_Short exercise:_ Locate each line of the material that contains "seaborn", then return it.

::::

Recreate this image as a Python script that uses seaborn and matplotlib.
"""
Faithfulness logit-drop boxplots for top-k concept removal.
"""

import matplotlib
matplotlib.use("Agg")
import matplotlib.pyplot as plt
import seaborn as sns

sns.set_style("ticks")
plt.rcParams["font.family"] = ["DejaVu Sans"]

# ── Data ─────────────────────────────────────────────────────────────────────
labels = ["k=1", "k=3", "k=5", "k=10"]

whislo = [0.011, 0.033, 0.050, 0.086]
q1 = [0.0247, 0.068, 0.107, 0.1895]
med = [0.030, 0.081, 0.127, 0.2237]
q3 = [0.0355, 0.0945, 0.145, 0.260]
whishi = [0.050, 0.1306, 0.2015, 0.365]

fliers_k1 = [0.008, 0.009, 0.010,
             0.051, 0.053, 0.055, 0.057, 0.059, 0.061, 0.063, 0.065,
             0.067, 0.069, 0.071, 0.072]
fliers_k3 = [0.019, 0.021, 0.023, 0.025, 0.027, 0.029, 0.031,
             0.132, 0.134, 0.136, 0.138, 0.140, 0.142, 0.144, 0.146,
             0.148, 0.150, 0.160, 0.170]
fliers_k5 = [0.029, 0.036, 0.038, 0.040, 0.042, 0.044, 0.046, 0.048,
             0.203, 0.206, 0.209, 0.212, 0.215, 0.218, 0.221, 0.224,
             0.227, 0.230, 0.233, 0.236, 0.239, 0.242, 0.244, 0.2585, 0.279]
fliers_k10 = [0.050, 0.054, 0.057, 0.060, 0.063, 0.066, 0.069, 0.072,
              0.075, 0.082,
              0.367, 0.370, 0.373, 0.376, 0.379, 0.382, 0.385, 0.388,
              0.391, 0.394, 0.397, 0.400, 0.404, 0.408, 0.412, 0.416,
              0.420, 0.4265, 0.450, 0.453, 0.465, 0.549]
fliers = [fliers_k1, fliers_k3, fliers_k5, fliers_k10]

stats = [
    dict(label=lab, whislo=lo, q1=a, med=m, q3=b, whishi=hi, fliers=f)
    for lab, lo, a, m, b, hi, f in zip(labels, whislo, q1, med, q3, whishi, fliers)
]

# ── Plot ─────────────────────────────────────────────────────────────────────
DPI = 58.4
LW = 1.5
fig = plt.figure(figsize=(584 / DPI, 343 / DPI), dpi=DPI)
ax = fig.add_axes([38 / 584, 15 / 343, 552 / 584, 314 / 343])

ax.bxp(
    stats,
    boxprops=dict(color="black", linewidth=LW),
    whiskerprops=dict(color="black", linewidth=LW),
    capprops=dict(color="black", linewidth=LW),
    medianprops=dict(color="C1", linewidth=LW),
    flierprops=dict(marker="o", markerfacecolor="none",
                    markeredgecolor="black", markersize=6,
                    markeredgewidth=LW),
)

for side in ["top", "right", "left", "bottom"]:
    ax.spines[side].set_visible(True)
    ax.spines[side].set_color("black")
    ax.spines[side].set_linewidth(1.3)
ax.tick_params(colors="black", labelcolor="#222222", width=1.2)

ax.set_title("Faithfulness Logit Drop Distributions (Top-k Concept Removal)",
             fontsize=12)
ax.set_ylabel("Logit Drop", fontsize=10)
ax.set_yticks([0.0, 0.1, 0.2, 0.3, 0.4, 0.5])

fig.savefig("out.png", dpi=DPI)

::::

_Solution to this problem:_
Recreate this image as a Python script that uses seaborn and matplotlib.
import seaborn as sns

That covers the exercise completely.